# START OF Source excerpt
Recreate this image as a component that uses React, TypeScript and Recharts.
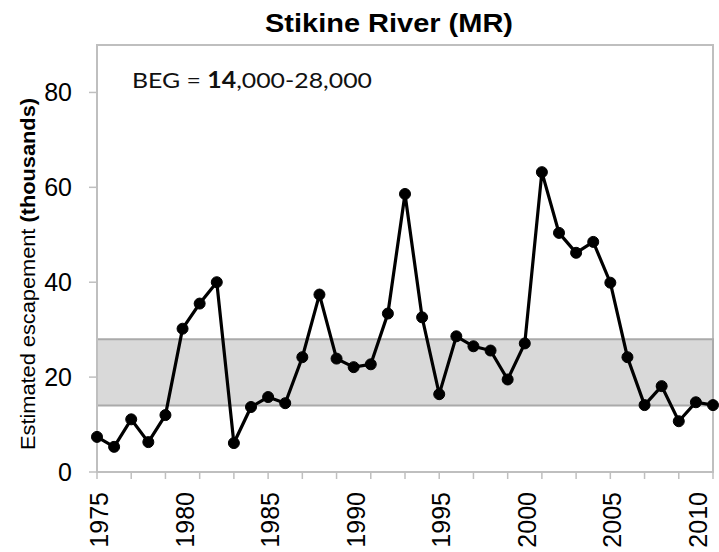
import React from 'react';
import { LineChart, Line, XAxis, YAxis, ReferenceArea } from 'recharts';

const years = [
  1975, 1976, 1977, 1978, 1979, 1980, 1981, 1982, 1983, 1984, 1985, 1986, 1987,
  1988, 1989, 1990, 1991, 1992, 1993, 1994, 1995, 1996, 1997, 1998, 1999, 2000,
  2001, 2002, 2003, 2004, 2005, 2006, 2007, 2008, 2009, 2010, 2011,
];
const escapement = [
  7.4, 5.3, 11.1, 6.3, 12.0, 30.2, 35.5, 40.0, 6.1, 13.7, 15.8, 14.5, 24.2,
  37.4, 23.9, 22.1, 22.7, 33.4, 58.6, 32.6, 16.4, 28.6, 26.5, 25.6, 19.5, 27.1,
  63.2, 50.4, 46.2, 48.5, 39.9, 24.2, 14.1, 18.1, 10.7, 14.7, 14.1,
];
const yTicks = [0, 20, 40, 60, 80];
const xLabelYears = [1975, 1980, 1985, 1990, 1995, 2000, 2005, 2010];
const xTickMarkYears = years.filter((y) => y % 2 === 1);
const begLow = 14;
const begHigh = 28;

const data = years.map((year, i) => ({ year, value: escapement[i] }));

const FONT = 'Liberation Sans, Arial, sans-serif';
const AXIS_GRAY = '#bfbfbf';

const XTick = (props: any) => {
  const { x, y, payload } = props;
  const yr = payload.value;
  return (
    <g>
      {xTickMarkYears.includes(yr) && (
        <line x1={x} x2={x} y1={y} y2={y + 7} stroke={AXIS_GRAY} strokeWidth={1.5} />
      )}
      {xLabelYears.includes(yr) && (
        <text
          x={x + 2}
          y={y + 20}
          transform={`rotate(-90, ${x + 2}, ${y + 20})`}
          textAnchor="end"
          dominantBaseline="central"
          fontFamily={FONT}
          fontSize={25}
          fill="#000"
        >
          {yr}
        </text>
      )}
    </g>
  );
};

const YLabel = () => (
  <text
    x={28}
    y={274}
    transform="rotate(-90, 28, 274)"
    textAnchor="middle"
    dominantBaseline="central"
    fontFamily={FONT}
    fontSize={20}
    textLength={352}
    lengthAdjust="spacingAndGlyphs"
    fill="#000"
  >
    <tspan>Estimated escapement </tspan>
    <tspan fontWeight="bold"> (thousands)</tspan>
  </text>
);

export default function App() {
  return (
    <div style={{ position: 'absolute', left: 0, top: 0, width: 719, height: 552, background: '#fff' }}>
      <LineChart
        width={719}
        height={552}
        data={data}
        margin={{ top: 45, right: 6, bottom: 0, left: 0 }}
      >
        <XAxis
          dataKey="year"
          type="number"
          domain={[1975, 2011]}
          ticks={years}
          interval={0}
          tickLine={false}
          tickSize={0}
          tickMargin={0}
          height={80}
          axisLine={{ stroke: AXIS_GRAY, strokeWidth: 2 }}
          tick={<XTick />}
        />
        <YAxis
          type="number"
          domain={[0, 90]}
          ticks={yTicks}
          interval={0}
          width={97}
          tickSize={8}
          tickMargin={17}
          axisLine={{ stroke: AXIS_GRAY, strokeWidth: 2 }}
          tickLine={{ stroke: AXIS_GRAY, strokeWidth: 1.5 }}
          tick={{ fill: '#000', fontSize: 25, fontFamily: FONT }}
          label={<YLabel />}
        />
        <ReferenceArea
          x1={1975}
          x2={2011}
          y1={0}
          y2={90}
          fill="none"
          stroke={AXIS_GRAY}
          strokeWidth={2}
        />
        <ReferenceArea
          y1={begLow}
          y2={begHigh}
          fill="#d9d9d9"
          fillOpacity={1}
          stroke="#aaaaaa"
          strokeWidth={2}
        />
        <Line
          type="linear"
          dataKey="value"
          stroke="#000"
          strokeWidth={3.2}
          dot={{ r: 5.5, fill: '#000', stroke: '#000', strokeWidth: 1 }}
          isAnimationActive={false}
        />
      </LineChart>
      <svg
        width={719}
        height={552}
        style={{ position: 'absolute', left: 0, top: 0, pointerEvents: 'none' }}
      >
        <text
          x={389}
          y={32}
          textAnchor="middle"
          fontFamily={FONT}
          fontWeight="bold"
          fontSize={26}
          textLength={248}
          lengthAdjust="spacingAndGlyphs"
          fill="#000"
        >
          Stikine River  (MR)
        </text>
        <text
          x={132}
          y={88}
          fontFamily="Lato, 'Open Sans', sans-serif"
          fontSize={22}
          textLength={240}
          lengthAdjust="spacingAndGlyphs"
          fill="#111"
        >
          <tspan>BEG = </tspan>
          <tspan fontWeight="bold">14</tspan>
          <tspan>,000-28,000</tspan>
        </text>
      </svg>
    </div>
  );
}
# END OF Source excerpt
Exercise task:
Make an exact copy of the data, leaving its pictures out.

Response:
Recreate this image as a component that uses React, TypeScript and Recharts.
import React from 'react';
import { LineChart, Line, XAxis, YAxis, ReferenceArea } from 'recharts';

const years = [
  1975, 1976, 1977, 1978, 1979, 1980, 1981, 1982, 1983, 1984, 1985, 1986, 1987,
  1988, 1989, 1990, 1991, 1992, 1993, 1994, 1995, 1996, 1997, 1998, 1999, 2000,
  2001, 2002, 2003, 2004, 2005, 2006, 2007, 2008, 2009, 2010, 2011,
];
const escapement = [
  7.4, 5.3, 11.1, 6.3, 12.0, 30.2, 35.5, 40.0, 6.1, 13.7, 15.8, 14.5, 24.2,
  37.4, 23.9, 22.1, 22.7, 33.4, 58.6, 32.6, 16.4, 28.6, 26.5, 25.6, 19.5, 27.1,
  63.2, 50.4, 46.2, 48.5, 39.9, 24.2, 14.1, 18.1, 10.7, 14.7, 14.1,
];
const yTicks = [0, 20, 40, 60, 80];
const xLabelYears = [1975, 1980, 1985, 1990, 1995, 2000, 2005, 2010];
const xTickMarkYears = years.filter((y) => y % 2 === 1);
const begLow = 14;
const begHigh = 28;

const data = years.map((year, i) => ({ year, value: escapement[i] }));

const FONT = 'Liberation Sans, Arial, sans-serif';
const AXIS_GRAY = '#bfbfbf';

const XTick = (props: any) => {
  const { x, y, payload } = props;
  const yr = payload.value;
  return (
    <g>
      {xTickMarkYears.includes(yr) && (
        <line x1={x} x2={x} y1={y} y2={y + 7} stroke={AXIS_GRAY} strokeWidth={1.5} />
      )}
      {xLabelYears.includes(yr) && (
        <text
          x={x + 2}
          y={y + 20}
          transform={`rotate(-90, ${x + 2}, ${y + 20})`}
          textAnchor="end"
          dominantBaseline="central"
          fontFamily={FONT}
          fontSize={25}
          fill="#000"
        >
          {yr}
        </text>
      )}
    </g>
  );
};

const YLabel = () => (
  <text
    x={28}
    y={274}
    transform="rotate(-90, 28, 274)"
    textAnchor="middle"
    dominantBaseline="central"
    fontFamily={FONT}
    fontSize={20}
    textLength={352}
    lengthAdjust="spacingAndGlyphs"
    fill="#000"
  >
    <tspan>Estimated escapement </tspan>
    <tspan fontWeight="bold"> (thousands)</tspan>
  </text>
);

export default function App() {
  return (
    <div style={{ position: 'absolute', left: 0, top: 0, width: 719, height: 552, background: '#fff' }}>
      <LineChart
        width={719}
        height={552}
        data={data}
        margin={{ top: 45, right: 6, bottom: 0, left: 0 }}
      >
        <XAxis
          dataKey="year"
          type="number"
          domain={[1975, 2011]}
          ticks={years}
          interval={0}
          tickLine={false}
          tickSize={0}
          tickMargin={0}
          height={80}
          axisLine={{ stroke: AXIS_GRAY, strokeWidth: 2 }}
          tick={<XTick />}
        />
        <YAxis
          type="number"
          domain={[0, 90]}
          ticks={yTicks}
          interval={0}
          width={97}
          tickSize={8}
          tickMargin={17}
          axisLine={{ stroke: AXIS_GRAY, strokeWidth: 2 }}
          tickLine={{ stroke: AXIS_GRAY, strokeWidth: 1.5 }}
          tick={{ fill: '#000', fontSize: 25, fontFamily: FONT }}
          label={<YLabel />}
        />
        <ReferenceArea
          x1={1975}
          x2={2011}
          y1={0}
          y2={90}
          fill="none"
          stroke={AXIS_GRAY}
          strokeWidth={2}
        />
        <ReferenceArea
          y1={begLow}
          y2={begHigh}
          fill="#d9d9d9"
          fillOpacity={1}
          stroke="#aaaaaa"
          strokeWidth={2}
        />
        <Line
          type="linear"
          dataKey="value"
          stroke="#000"
          strokeWidth={3.2}
          dot={{ r: 5.5, fill: '#000', stroke: '#000', strokeWidth: 1 }}
          isAnimationActive={false}
        />
      </LineChart>
      <svg
        width={719}
        height={552}
        style={{ position: 'absolute', left: 0, top: 0, pointerEvents: 'none' }}
      >
        <text
          x={389}
          y={32}
          textAnchor="middle"
          fontFamily={FONT}
          fontWeight="bold"
          fontSize={26}
          textLength={248}
          lengthAdjust="spacingAndGlyphs"
          fill="#000"
        >
          Stikine River  (MR)
        </text>
        <text
          x={132}
          y={88}
          fontFamily="Lato, 'Open Sans', sans-serif"
          fontSize={22}
          textLength={240}
          lengthAdjust="spacingAndGlyphs"
          fill="#111"
        >
          <tspan>BEG = </tspan>
          <tspan fontWeight="bold">14</tspan>
          <tspan>,000-28,000</tspan>
        </text>
      </svg>
    </div>
  );
}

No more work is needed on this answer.